Problem requirements - Retype all of the listing exactly, passing over any picture you find.
━━━━━━━━━━━━━━━━━━━━━━━━━━━━━━
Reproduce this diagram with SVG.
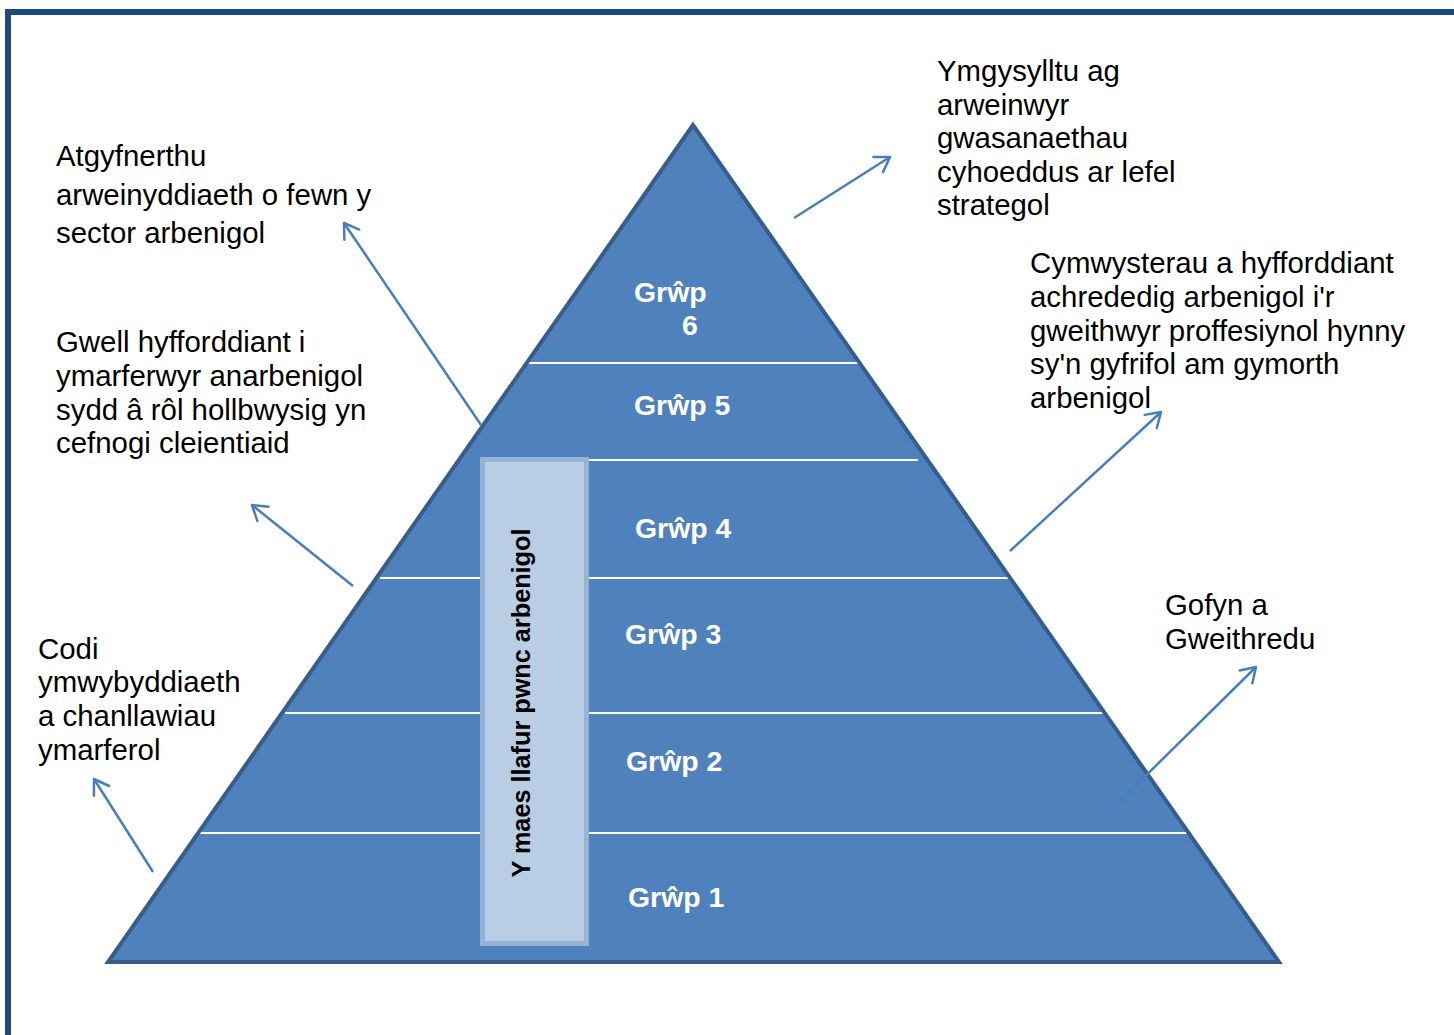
<svg xmlns="http://www.w3.org/2000/svg" width="1454" height="1035" viewBox="0 0 1454 1035">
<style>
.lbl{font-family:"Liberation Sans",Arial,sans-serif;font-size:29.4px;fill:#000}
.grp{font-family:"Liberation Sans",Arial,sans-serif;font-size:28.4px;font-weight:bold;fill:#fff}
.band{stroke:#fff;stroke-width:2}
.conn{stroke:#4A7EBB;stroke-width:2.5;fill:none;marker-end:url(#ah)}
</style>
<defs>
<marker id="ah" markerUnits="userSpaceOnUse" markerWidth="24" markerHeight="24" refX="16" refY="10" orient="auto" viewBox="0 0 24 20">
<path d="M2,1 L16,10 L2,19" fill="none" stroke="#4A7EBB" stroke-width="2.5" stroke-linecap="round" stroke-linejoin="round"/>
</marker>
</defs>
<rect width="1454" height="1035" fill="#fff"/>
<rect id="frame" x="8" y="12" width="1500" height="1100" fill="none" stroke="#1F497D" stroke-width="6"/>

<g id="pyramid">
<polygon points="693,125 108,962 1279,962" fill="#4F81BD"/>
<line class="band" x1="527" y1="363" x2="859" y2="363"/>
<line class="band" x1="480" y1="460" x2="918" y2="460"/>
<line class="band" x1="380" y1="578" x2="1010" y2="578"/>
<line class="band" x1="285" y1="713" x2="1104" y2="713"/>
<line class="band" x1="198" y1="833" x2="1189" y2="833"/>
<polygon points="693,125 108,962 1279,962" fill="none" stroke="#385D8A" stroke-width="4" stroke-linejoin="miter"/>
</g>

<g id="grp6"><text class="grp" x="634" y="302">Grŵp</text><text class="grp" x="682" y="335">6</text></g>
<g id="grp5"><text class="grp" x="634" y="415">Grŵp 5</text></g>
<g id="grp4"><text class="grp" x="635" y="538">Grŵp 4</text></g>
<g id="grp3"><text class="grp" x="625" y="644">Grŵp 3</text></g>
<g id="grp2"><text class="grp" x="626" y="771">Grŵp 2</text></g>
<g id="grp1"><text class="grp" x="628" y="907">Grŵp 1</text></g>

<g id="bar">
<rect x="482.5" y="459.5" width="104" height="484" fill="#B9CDE5" stroke="#95B3D7" stroke-width="5"/>
<text transform="translate(530,703) rotate(-90)" text-anchor="middle" font-family="Liberation Sans, Arial, sans-serif" font-size="25" font-weight="bold" fill="#000" textLength="349" lengthAdjust="spacingAndGlyphs">Y maes llafur pwnc arbenigol</text>
</g>

<g id="connectors">
<line class="conn" x1="794" y1="218" x2="890" y2="157"/>
<line class="conn" x1="481" y1="425" x2="344" y2="223"/>
<line class="conn" x1="353" y1="586" x2="252" y2="505"/>
<line class="conn" x1="153" y1="872" x2="94" y2="779"/>
<line class="conn" x1="1010" y1="551" x2="1161" y2="412"/>
<line class="conn" x1="1115" y1="806" x2="1256" y2="667"/>
</g>

<g id="label-atgyfnerthu">
<text class="lbl" x="56" y="166">Atgyfnerthu</text>
<text class="lbl" x="56" y="205">arweinyddiaeth o fewn y</text>
<text class="lbl" x="56" y="243">sector arbenigol</text>
</g>
<g id="label-gwell">
<text class="lbl" x="56" y="352">Gwell hyfforddiant i</text>
<text class="lbl" x="56" y="386">ymarferwyr anarbenigol</text>
<text class="lbl" x="56" y="420">sydd â rôl hollbwysig yn</text>
<text class="lbl" x="56" y="453">cefnogi cleientiaid</text>
</g>
<g id="label-codi">
<text class="lbl" x="38" y="659">Codi</text>
<text class="lbl" x="38" y="692">ymwybyddiaeth</text>
<text class="lbl" x="38" y="726">a chanllawiau</text>
<text class="lbl" x="38" y="760">ymarferol</text>
</g>
<g id="label-ymgysylltu">
<text class="lbl" x="937" y="81">Ymgysylltu ag</text>
<text class="lbl" x="937" y="115">arweinwyr</text>
<text class="lbl" x="937" y="148">gwasanaethau</text>
<text class="lbl" x="937" y="182">cyhoeddus ar lefel</text>
<text class="lbl" x="937" y="215">strategol</text>
</g>
<g id="label-cymwysterau">
<text class="lbl" x="1030" y="273">Cymwysterau a hyfforddiant</text>
<text class="lbl" x="1030" y="307">achrededig arbenigol i'r</text>
<text class="lbl" x="1030" y="341">gweithwyr proffesiynol hynny</text>
<text class="lbl" x="1030" y="374">sy'n gyfrifol am gymorth</text>
<text class="lbl" x="1030" y="408">arbenigol</text>
</g>
<g id="label-gofyn">
<text class="lbl" x="1165" y="615">Gofyn a</text>
<text class="lbl" x="1165" y="649">Gweithredu</text>
</g>
</svg>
━━━━━━━━━━━━━━━━━━━━━━━━━━━━━━
Exercise solution -
Reproduce this diagram with SVG.
<svg xmlns="http://www.w3.org/2000/svg" width="1454" height="1035" viewBox="0 0 1454 1035">
<style>
.lbl{font-family:"Liberation Sans",Arial,sans-serif;font-size:29.4px;fill:#000}
.grp{font-family:"Liberation Sans",Arial,sans-serif;font-size:28.4px;font-weight:bold;fill:#fff}
.band{stroke:#fff;stroke-width:2}
.conn{stroke:#4A7EBB;stroke-width:2.5;fill:none;marker-end:url(#ah)}
</style>
<defs>
<marker id="ah" markerUnits="userSpaceOnUse" markerWidth="24" markerHeight="24" refX="16" refY="10" orient="auto" viewBox="0 0 24 20">
<path d="M2,1 L16,10 L2,19" fill="none" stroke="#4A7EBB" stroke-width="2.5" stroke-linecap="round" stroke-linejoin="round"/>
</marker>
</defs>
<rect width="1454" height="1035" fill="#fff"/>
<rect id="frame" x="8" y="12" width="1500" height="1100" fill="none" stroke="#1F497D" stroke-width="6"/>

<g id="pyramid">
<polygon points="693,125 108,962 1279,962" fill="#4F81BD"/>
<line class="band" x1="527" y1="363" x2="859" y2="363"/>
<line class="band" x1="480" y1="460" x2="918" y2="460"/>
<line class="band" x1="380" y1="578" x2="1010" y2="578"/>
<line class="band" x1="285" y1="713" x2="1104" y2="713"/>
<line class="band" x1="198" y1="833" x2="1189" y2="833"/>
<polygon points="693,125 108,962 1279,962" fill="none" stroke="#385D8A" stroke-width="4" stroke-linejoin="miter"/>
</g>

<g id="grp6"><text class="grp" x="634" y="302">Grŵp</text><text class="grp" x="682" y="335">6</text></g>
<g id="grp5"><text class="grp" x="634" y="415">Grŵp 5</text></g>
<g id="grp4"><text class="grp" x="635" y="538">Grŵp 4</text></g>
<g id="grp3"><text class="grp" x="625" y="644">Grŵp 3</text></g>
<g id="grp2"><text class="grp" x="626" y="771">Grŵp 2</text></g>
<g id="grp1"><text class="grp" x="628" y="907">Grŵp 1</text></g>

<g id="bar">
<rect x="482.5" y="459.5" width="104" height="484" fill="#B9CDE5" stroke="#95B3D7" stroke-width="5"/>
<text transform="translate(530,703) rotate(-90)" text-anchor="middle" font-family="Liberation Sans, Arial, sans-serif" font-size="25" font-weight="bold" fill="#000" textLength="349" lengthAdjust="spacingAndGlyphs">Y maes llafur pwnc arbenigol</text>
</g>

<g id="connectors">
<line class="conn" x1="794" y1="218" x2="890" y2="157"/>
<line class="conn" x1="481" y1="425" x2="344" y2="223"/>
<line class="conn" x1="353" y1="586" x2="252" y2="505"/>
<line class="conn" x1="153" y1="872" x2="94" y2="779"/>
<line class="conn" x1="1010" y1="551" x2="1161" y2="412"/>
<line class="conn" x1="1115" y1="806" x2="1256" y2="667"/>
</g>

<g id="label-atgyfnerthu">
<text class="lbl" x="56" y="166">Atgyfnerthu</text>
<text class="lbl" x="56" y="205">arweinyddiaeth o fewn y</text>
<text class="lbl" x="56" y="243">sector arbenigol</text>
</g>
<g id="label-gwell">
<text class="lbl" x="56" y="352">Gwell hyfforddiant i</text>
<text class="lbl" x="56" y="386">ymarferwyr anarbenigol</text>
<text class="lbl" x="56" y="420">sydd â rôl hollbwysig yn</text>
<text class="lbl" x="56" y="453">cefnogi cleientiaid</text>
</g>
<g id="label-codi">
<text class="lbl" x="38" y="659">Codi</text>
<text class="lbl" x="38" y="692">ymwybyddiaeth</text>
<text class="lbl" x="38" y="726">a chanllawiau</text>
<text class="lbl" x="38" y="760">ymarferol</text>
</g>
<g id="label-ymgysylltu">
<text class="lbl" x="937" y="81">Ymgysylltu ag</text>
<text class="lbl" x="937" y="115">arweinwyr</text>
<text class="lbl" x="937" y="148">gwasanaethau</text>
<text class="lbl" x="937" y="182">cyhoeddus ar lefel</text>
<text class="lbl" x="937" y="215">strategol</text>
</g>
<g id="label-cymwysterau">
<text class="lbl" x="1030" y="273">Cymwysterau a hyfforddiant</text>
<text class="lbl" x="1030" y="307">achrededig arbenigol i'r</text>
<text class="lbl" x="1030" y="341">gweithwyr proffesiynol hynny</text>
<text class="lbl" x="1030" y="374">sy'n gyfrifol am gymorth</text>
<text class="lbl" x="1030" y="408">arbenigol</text>
</g>
<g id="label-gofyn">
<text class="lbl" x="1165" y="615">Gofyn a</text>
<text class="lbl" x="1165" y="649">Gweithredu</text>
</g>
</svg>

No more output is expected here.